Pictures are not part of the copy. Give again exactly the lines from the one with "Write the seaborn" to the one with "ta74_y = [8.84, 8.03, 8.03, 7.03]", inclusive.

** Records shown **
** BEGIN **

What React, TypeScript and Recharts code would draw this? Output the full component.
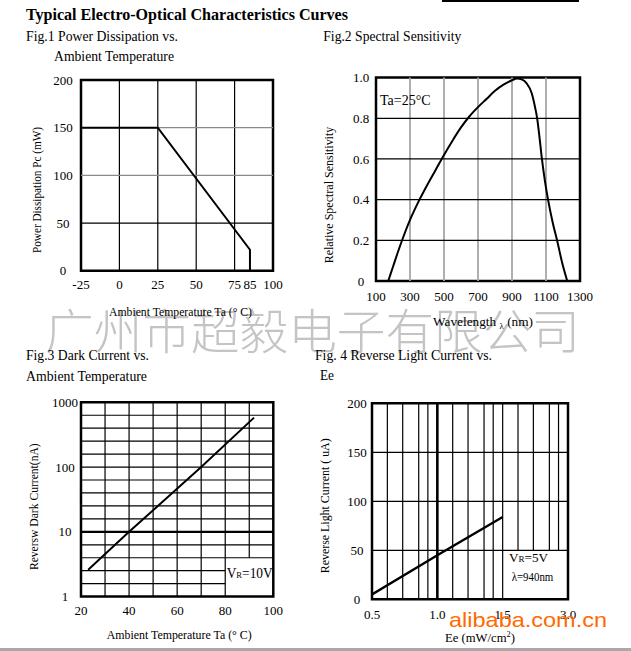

** END **
** BEGIN **

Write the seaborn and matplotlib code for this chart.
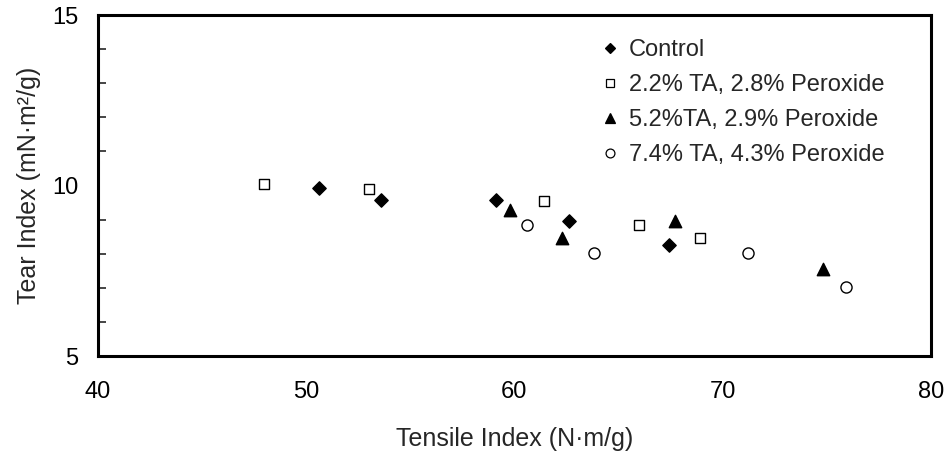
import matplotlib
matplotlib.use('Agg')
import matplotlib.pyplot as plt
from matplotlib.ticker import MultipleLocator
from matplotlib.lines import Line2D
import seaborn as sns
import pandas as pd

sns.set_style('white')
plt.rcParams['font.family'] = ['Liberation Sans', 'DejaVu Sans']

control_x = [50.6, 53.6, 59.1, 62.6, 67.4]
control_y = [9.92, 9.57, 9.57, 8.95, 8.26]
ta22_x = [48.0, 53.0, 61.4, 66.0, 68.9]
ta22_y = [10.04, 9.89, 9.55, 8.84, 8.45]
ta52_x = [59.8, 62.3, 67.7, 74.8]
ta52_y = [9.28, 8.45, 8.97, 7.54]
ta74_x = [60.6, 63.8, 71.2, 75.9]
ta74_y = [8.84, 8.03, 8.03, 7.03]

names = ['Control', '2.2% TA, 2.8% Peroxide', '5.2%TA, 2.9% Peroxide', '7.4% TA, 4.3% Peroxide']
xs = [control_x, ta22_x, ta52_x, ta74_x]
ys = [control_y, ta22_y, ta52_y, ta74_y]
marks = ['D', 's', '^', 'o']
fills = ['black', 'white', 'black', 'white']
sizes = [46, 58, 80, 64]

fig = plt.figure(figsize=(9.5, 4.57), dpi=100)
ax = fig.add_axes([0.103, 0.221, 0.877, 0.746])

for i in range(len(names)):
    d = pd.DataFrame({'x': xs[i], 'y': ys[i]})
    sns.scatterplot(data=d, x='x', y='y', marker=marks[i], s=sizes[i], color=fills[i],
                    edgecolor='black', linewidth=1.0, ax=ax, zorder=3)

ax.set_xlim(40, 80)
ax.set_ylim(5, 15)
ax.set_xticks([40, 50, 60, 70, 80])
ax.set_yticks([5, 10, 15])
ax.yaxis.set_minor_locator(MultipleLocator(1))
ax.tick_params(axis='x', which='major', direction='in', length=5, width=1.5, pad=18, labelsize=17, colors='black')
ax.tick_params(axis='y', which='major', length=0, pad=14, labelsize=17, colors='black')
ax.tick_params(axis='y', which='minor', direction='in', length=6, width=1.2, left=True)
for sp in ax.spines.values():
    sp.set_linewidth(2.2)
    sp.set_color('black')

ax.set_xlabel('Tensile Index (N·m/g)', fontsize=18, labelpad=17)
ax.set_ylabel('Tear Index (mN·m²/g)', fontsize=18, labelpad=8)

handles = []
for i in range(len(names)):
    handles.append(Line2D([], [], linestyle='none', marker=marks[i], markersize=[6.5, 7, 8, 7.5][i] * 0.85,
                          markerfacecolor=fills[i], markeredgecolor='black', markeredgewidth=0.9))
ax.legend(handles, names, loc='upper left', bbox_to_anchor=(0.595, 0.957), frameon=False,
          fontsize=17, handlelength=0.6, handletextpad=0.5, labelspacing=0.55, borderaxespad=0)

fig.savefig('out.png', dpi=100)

** END **
** BEGIN **

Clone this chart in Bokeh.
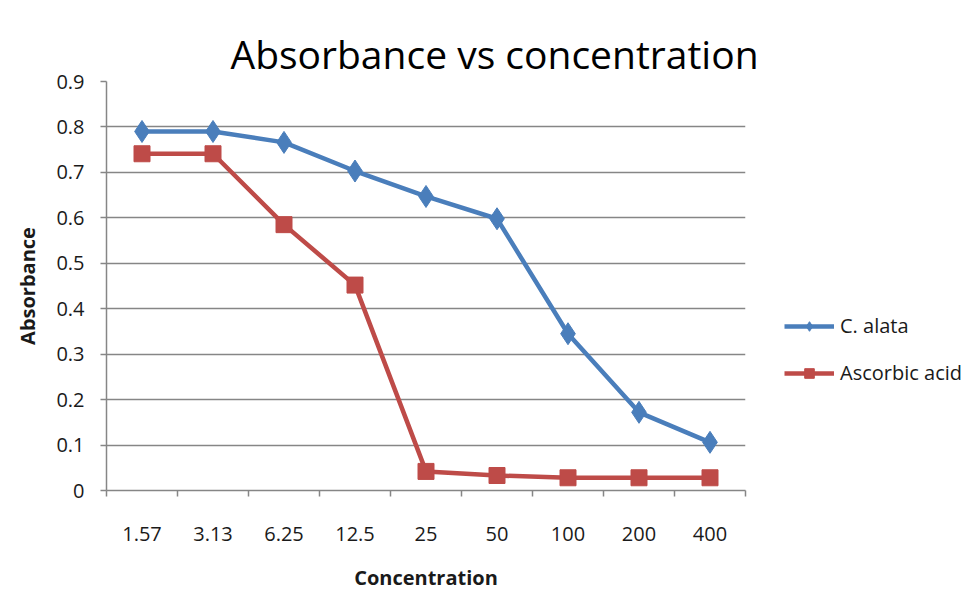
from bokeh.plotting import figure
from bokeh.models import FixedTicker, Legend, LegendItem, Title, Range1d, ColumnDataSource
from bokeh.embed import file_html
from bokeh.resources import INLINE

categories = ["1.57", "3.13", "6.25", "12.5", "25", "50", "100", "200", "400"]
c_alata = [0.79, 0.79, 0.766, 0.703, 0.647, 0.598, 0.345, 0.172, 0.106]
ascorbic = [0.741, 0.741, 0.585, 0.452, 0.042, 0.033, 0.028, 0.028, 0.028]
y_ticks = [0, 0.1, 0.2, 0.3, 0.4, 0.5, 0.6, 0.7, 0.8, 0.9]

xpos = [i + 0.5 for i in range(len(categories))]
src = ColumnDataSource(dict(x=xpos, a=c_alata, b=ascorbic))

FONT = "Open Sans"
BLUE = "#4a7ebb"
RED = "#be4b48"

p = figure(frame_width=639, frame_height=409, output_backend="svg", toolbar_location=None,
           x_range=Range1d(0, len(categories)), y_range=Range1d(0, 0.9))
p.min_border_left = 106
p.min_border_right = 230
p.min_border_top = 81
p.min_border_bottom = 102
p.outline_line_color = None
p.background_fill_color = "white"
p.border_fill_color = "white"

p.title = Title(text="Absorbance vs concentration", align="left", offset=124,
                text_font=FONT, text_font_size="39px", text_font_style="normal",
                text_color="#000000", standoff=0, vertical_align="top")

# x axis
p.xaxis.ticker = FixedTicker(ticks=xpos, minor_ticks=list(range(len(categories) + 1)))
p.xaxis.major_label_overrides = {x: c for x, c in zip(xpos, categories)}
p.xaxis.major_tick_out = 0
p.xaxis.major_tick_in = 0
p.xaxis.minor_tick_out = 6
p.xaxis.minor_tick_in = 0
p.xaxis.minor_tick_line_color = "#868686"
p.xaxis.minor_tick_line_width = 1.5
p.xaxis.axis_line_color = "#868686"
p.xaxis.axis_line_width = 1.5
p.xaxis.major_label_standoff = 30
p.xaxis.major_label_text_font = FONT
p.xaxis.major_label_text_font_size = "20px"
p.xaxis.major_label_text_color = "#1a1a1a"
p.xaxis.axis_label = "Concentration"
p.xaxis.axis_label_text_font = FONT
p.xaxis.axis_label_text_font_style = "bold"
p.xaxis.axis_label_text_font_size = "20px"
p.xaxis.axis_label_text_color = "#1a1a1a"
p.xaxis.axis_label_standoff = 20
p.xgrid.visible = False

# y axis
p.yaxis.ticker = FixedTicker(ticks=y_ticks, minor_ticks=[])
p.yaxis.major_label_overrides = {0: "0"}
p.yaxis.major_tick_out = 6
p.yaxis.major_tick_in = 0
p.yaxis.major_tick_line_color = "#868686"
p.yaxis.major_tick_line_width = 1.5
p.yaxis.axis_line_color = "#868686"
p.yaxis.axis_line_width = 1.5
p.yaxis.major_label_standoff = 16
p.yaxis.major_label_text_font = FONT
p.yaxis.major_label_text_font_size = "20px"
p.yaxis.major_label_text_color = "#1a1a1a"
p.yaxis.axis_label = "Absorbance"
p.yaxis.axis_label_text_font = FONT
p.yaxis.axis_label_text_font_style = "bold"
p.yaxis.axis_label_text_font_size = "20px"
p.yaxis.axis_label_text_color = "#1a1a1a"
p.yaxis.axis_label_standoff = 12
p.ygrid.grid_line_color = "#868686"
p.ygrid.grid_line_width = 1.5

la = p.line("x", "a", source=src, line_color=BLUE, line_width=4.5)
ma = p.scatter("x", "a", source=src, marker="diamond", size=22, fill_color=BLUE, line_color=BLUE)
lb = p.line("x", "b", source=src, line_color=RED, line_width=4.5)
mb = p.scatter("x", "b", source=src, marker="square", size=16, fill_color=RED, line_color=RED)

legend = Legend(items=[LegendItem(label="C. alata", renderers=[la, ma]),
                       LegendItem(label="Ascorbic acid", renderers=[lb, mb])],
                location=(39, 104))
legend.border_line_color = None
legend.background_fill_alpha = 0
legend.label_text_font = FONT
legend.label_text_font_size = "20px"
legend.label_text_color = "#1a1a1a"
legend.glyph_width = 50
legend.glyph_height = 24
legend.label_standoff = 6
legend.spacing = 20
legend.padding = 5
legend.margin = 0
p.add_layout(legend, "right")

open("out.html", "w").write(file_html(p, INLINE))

** END **

** Right answer **
Write the seaborn and matplotlib code for this chart.
import matplotlib
matplotlib.use('Agg')
import matplotlib.pyplot as plt
from matplotlib.ticker import MultipleLocator
from matplotlib.lines import Line2D
import seaborn as sns
import pandas as pd

sns.set_style('white')
plt.rcParams['font.family'] = ['Liberation Sans', 'DejaVu Sans']

control_x = [50.6, 53.6, 59.1, 62.6, 67.4]
control_y = [9.92, 9.57, 9.57, 8.95, 8.26]
ta22_x = [48.0, 53.0, 61.4, 66.0, 68.9]
ta22_y = [10.04, 9.89, 9.55, 8.84, 8.45]
ta52_x = [59.8, 62.3, 67.7, 74.8]
ta52_y = [9.28, 8.45, 8.97, 7.54]
ta74_x = [60.6, 63.8, 71.2, 75.9]
ta74_y = [8.84, 8.03, 8.03, 7.03]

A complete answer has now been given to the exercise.